What to do: Make an exact copy of all the material below, apart from the pictures.

Dataset section:
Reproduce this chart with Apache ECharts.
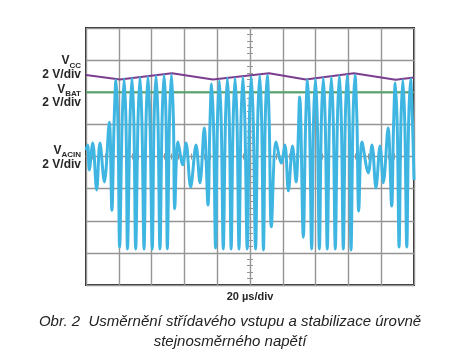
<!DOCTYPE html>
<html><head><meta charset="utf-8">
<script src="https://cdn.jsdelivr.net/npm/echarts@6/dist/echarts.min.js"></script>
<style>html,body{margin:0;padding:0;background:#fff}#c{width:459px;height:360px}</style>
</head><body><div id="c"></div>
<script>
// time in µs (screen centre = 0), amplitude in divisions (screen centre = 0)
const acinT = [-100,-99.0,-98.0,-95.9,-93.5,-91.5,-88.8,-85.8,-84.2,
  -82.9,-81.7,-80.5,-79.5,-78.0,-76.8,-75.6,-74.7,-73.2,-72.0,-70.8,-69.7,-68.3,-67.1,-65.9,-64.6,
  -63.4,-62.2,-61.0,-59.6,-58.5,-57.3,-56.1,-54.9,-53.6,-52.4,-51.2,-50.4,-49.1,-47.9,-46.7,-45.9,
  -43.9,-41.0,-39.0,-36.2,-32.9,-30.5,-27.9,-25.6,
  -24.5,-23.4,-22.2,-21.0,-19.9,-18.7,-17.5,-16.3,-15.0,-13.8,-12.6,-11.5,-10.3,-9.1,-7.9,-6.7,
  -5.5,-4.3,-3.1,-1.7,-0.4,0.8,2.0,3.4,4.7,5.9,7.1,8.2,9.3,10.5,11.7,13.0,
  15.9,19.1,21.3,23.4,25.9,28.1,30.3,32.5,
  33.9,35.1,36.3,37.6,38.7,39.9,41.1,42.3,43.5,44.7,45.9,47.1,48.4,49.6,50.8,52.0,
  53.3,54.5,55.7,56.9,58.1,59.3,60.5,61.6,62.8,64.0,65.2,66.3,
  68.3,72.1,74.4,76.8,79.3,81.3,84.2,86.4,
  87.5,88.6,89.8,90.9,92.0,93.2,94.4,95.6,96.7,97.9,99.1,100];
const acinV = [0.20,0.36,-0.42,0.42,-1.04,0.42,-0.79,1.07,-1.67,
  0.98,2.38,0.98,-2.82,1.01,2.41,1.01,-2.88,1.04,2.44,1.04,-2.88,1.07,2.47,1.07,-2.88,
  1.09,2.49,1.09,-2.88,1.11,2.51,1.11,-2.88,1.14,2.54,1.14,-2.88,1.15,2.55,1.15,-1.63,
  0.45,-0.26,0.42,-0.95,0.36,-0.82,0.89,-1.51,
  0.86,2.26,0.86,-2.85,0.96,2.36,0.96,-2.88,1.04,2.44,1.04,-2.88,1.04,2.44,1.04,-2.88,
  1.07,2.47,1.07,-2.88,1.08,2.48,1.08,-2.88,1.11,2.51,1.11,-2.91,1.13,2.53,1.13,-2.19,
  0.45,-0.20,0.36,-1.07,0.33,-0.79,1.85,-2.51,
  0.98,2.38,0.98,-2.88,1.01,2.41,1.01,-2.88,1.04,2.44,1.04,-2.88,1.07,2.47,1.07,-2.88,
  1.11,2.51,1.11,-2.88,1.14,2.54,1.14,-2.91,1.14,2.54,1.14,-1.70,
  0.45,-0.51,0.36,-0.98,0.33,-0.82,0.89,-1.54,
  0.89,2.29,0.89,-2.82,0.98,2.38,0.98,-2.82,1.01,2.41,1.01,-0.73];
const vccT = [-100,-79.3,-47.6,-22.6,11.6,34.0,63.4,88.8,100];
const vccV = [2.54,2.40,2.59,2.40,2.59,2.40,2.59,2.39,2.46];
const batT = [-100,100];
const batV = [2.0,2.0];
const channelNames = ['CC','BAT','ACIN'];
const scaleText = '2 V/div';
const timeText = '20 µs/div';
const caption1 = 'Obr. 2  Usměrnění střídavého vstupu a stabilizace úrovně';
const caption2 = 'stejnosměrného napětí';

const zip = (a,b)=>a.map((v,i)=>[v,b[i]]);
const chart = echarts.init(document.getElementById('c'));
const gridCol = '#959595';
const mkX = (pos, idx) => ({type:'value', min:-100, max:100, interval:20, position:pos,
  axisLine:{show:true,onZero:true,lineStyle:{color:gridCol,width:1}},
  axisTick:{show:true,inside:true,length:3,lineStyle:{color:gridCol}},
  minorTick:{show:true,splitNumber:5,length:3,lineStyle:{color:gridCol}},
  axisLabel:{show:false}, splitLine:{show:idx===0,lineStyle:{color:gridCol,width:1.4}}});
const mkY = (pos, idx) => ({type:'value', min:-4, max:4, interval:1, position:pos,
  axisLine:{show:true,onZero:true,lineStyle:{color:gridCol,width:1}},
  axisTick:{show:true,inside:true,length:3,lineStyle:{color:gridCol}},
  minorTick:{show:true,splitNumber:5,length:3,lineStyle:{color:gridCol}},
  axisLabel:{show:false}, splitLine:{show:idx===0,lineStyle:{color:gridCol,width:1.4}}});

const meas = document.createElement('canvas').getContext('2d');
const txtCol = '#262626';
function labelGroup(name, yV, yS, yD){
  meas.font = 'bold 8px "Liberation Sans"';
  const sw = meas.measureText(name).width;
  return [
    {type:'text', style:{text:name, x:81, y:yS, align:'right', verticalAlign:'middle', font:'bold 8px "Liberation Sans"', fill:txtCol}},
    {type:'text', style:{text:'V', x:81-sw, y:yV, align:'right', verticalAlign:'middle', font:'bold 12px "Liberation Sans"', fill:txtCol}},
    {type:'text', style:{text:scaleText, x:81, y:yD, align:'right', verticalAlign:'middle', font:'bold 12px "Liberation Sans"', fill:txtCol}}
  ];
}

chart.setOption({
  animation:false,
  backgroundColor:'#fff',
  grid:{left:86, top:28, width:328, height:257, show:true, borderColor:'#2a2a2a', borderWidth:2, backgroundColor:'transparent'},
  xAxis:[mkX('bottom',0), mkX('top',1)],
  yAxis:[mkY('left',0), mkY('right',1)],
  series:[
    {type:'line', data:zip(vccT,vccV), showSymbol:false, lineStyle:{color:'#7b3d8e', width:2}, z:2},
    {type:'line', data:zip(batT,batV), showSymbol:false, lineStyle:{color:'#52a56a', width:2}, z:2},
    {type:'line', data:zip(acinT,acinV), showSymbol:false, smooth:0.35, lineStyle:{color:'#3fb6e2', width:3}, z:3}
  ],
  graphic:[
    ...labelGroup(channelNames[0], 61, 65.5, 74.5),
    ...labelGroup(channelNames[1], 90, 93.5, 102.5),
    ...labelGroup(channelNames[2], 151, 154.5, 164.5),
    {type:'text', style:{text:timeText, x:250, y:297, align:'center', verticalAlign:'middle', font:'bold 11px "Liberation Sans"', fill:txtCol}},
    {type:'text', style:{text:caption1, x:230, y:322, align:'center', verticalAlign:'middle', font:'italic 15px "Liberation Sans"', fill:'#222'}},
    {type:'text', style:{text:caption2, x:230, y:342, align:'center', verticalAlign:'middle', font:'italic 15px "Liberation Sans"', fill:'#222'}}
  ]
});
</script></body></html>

Solution for this exercise:
Reproduce this chart with Apache ECharts.
<!DOCTYPE html>
<html><head><meta charset="utf-8">
<script src="https://cdn.jsdelivr.net/npm/echarts@6/dist/echarts.min.js"></script>
<style>html,body{margin:0;padding:0;background:#fff}#c{width:459px;height:360px}</style>
</head><body><div id="c"></div>
<script>
// time in µs (screen centre = 0), amplitude in divisions (screen centre = 0)
const acinT = [-100,-99.0,-98.0,-95.9,-93.5,-91.5,-88.8,-85.8,-84.2,
  -82.9,-81.7,-80.5,-79.5,-78.0,-76.8,-75.6,-74.7,-73.2,-72.0,-70.8,-69.7,-68.3,-67.1,-65.9,-64.6,
  -63.4,-62.2,-61.0,-59.6,-58.5,-57.3,-56.1,-54.9,-53.6,-52.4,-51.2,-50.4,-49.1,-47.9,-46.7,-45.9,
  -43.9,-41.0,-39.0,-36.2,-32.9,-30.5,-27.9,-25.6,
  -24.5,-23.4,-22.2,-21.0,-19.9,-18.7,-17.5,-16.3,-15.0,-13.8,-12.6,-11.5,-10.3,-9.1,-7.9,-6.7,
  -5.5,-4.3,-3.1,-1.7,-0.4,0.8,2.0,3.4,4.7,5.9,7.1,8.2,9.3,10.5,11.7,13.0,
  15.9,19.1,21.3,23.4,25.9,28.1,30.3,32.5,
  33.9,35.1,36.3,37.6,38.7,39.9,41.1,42.3,43.5,44.7,45.9,47.1,48.4,49.6,50.8,52.0,
  53.3,54.5,55.7,56.9,58.1,59.3,60.5,61.6,62.8,64.0,65.2,66.3,
  68.3,72.1,74.4,76.8,79.3,81.3,84.2,86.4,
  87.5,88.6,89.8,90.9,92.0,93.2,94.4,95.6,96.7,97.9,99.1,100];
const acinV = [0.20,0.36,-0.42,0.42,-1.04,0.42,-0.79,1.07,-1.67,
  0.98,2.38,0.98,-2.82,1.01,2.41,1.01,-2.88,1.04,2.44,1.04,-2.88,1.07,2.47,1.07,-2.88,
  1.09,2.49,1.09,-2.88,1.11,2.51,1.11,-2.88,1.14,2.54,1.14,-2.88,1.15,2.55,1.15,-1.63,
  0.45,-0.26,0.42,-0.95,0.36,-0.82,0.89,-1.51,
  0.86,2.26,0.86,-2.85,0.96,2.36,0.96,-2.88,1.04,2.44,1.04,-2.88,1.04,2.44,1.04,-2.88,
  1.07,2.47,1.07,-2.88,1.08,2.48,1.08,-2.88,1.11,2.51,1.11,-2.91,1.13,2.53,1.13,-2.19,
  0.45,-0.20,0.36,-1.07,0.33,-0.79,1.85,-2.51,
  0.98,2.38,0.98,-2.88,1.01,2.41,1.01,-2.88,1.04,2.44,1.04,-2.88,1.07,2.47,1.07,-2.88,
  1.11,2.51,1.11,-2.88,1.14,2.54,1.14,-2.91,1.14,2.54,1.14,-1.70,
  0.45,-0.51,0.36,-0.98,0.33,-0.82,0.89,-1.54,
  0.89,2.29,0.89,-2.82,0.98,2.38,0.98,-2.82,1.01,2.41,1.01,-0.73];
const vccT = [-100,-79.3,-47.6,-22.6,11.6,34.0,63.4,88.8,100];
const vccV = [2.54,2.40,2.59,2.40,2.59,2.40,2.59,2.39,2.46];
const batT = [-100,100];
const batV = [2.0,2.0];
const channelNames = ['CC','BAT','ACIN'];
const scaleText = '2 V/div';
const timeText = '20 µs/div';
const caption1 = 'Obr. 2  Usměrnění střídavého vstupu a stabilizace úrovně';
const caption2 = 'stejnosměrného napětí';

const zip = (a,b)=>a.map((v,i)=>[v,b[i]]);
const chart = echarts.init(document.getElementById('c'));
const gridCol = '#959595';
const mkX = (pos, idx) => ({type:'value', min:-100, max:100, interval:20, position:pos,
  axisLine:{show:true,onZero:true,lineStyle:{color:gridCol,width:1}},
  axisTick:{show:true,inside:true,length:3,lineStyle:{color:gridCol}},
  minorTick:{show:true,splitNumber:5,length:3,lineStyle:{color:gridCol}},
  axisLabel:{show:false}, splitLine:{show:idx===0,lineStyle:{color:gridCol,width:1.4}}});
const mkY = (pos, idx) => ({type:'value', min:-4, max:4, interval:1, position:pos,
  axisLine:{show:true,onZero:true,lineStyle:{color:gridCol,width:1}},
  axisTick:{show:true,inside:true,length:3,lineStyle:{color:gridCol}},
  minorTick:{show:true,splitNumber:5,length:3,lineStyle:{color:gridCol}},
  axisLabel:{show:false}, splitLine:{show:idx===0,lineStyle:{color:gridCol,width:1.4}}});

const meas = document.createElement('canvas').getContext('2d');
const txtCol = '#262626';
function labelGroup(name, yV, yS, yD){
  meas.font = 'bold 8px "Liberation Sans"';
  const sw = meas.measureText(name).width;
  return [
    {type:'text', style:{text:name, x:81, y:yS, align:'right', verticalAlign:'middle', font:'bold 8px "Liberation Sans"', fill:txtCol}},
    {type:'text', style:{text:'V', x:81-sw, y:yV, align:'right', verticalAlign:'middle', font:'bold 12px "Liberation Sans"', fill:txtCol}},
    {type:'text', style:{text:scaleText, x:81, y:yD, align:'right', verticalAlign:'middle', font:'bold 12px "Liberation Sans"', fill:txtCol}}
  ];
}

chart.setOption({
  animation:false,
  backgroundColor:'#fff',
  grid:{left:86, top:28, width:328, height:257, show:true, borderColor:'#2a2a2a', borderWidth:2, backgroundColor:'transparent'},
  xAxis:[mkX('bottom',0), mkX('top',1)],
  yAxis:[mkY('left',0), mkY('right',1)],
  series:[
    {type:'line', data:zip(vccT,vccV), showSymbol:false, lineStyle:{color:'#7b3d8e', width:2}, z:2},
    {type:'line', data:zip(batT,batV), showSymbol:false, lineStyle:{color:'#52a56a', width:2}, z:2},
    {type:'line', data:zip(acinT,acinV), showSymbol:false, smooth:0.35, lineStyle:{color:'#3fb6e2', width:3}, z:3}
  ],
  graphic:[
    ...labelGroup(channelNames[0], 61, 65.5, 74.5),
    ...labelGroup(channelNames[1], 90, 93.5, 102.5),
    ...labelGroup(channelNames[2], 151, 154.5, 164.5),
    {type:'text', style:{text:timeText, x:250, y:297, align:'center', verticalAlign:'middle', font:'bold 11px "Liberation Sans"', fill:txtCol}},
    {type:'text', style:{text:caption1, x:230, y:322, align:'center', verticalAlign:'middle', font:'italic 15px "Liberation Sans"', fill:'#222'}},
    {type:'text', style:{text:caption2, x:230, y:342, align:'center', verticalAlign:'middle', font:'italic 15px "Liberation Sans"', fill:'#222'}}
  ]
});
</script></body></html>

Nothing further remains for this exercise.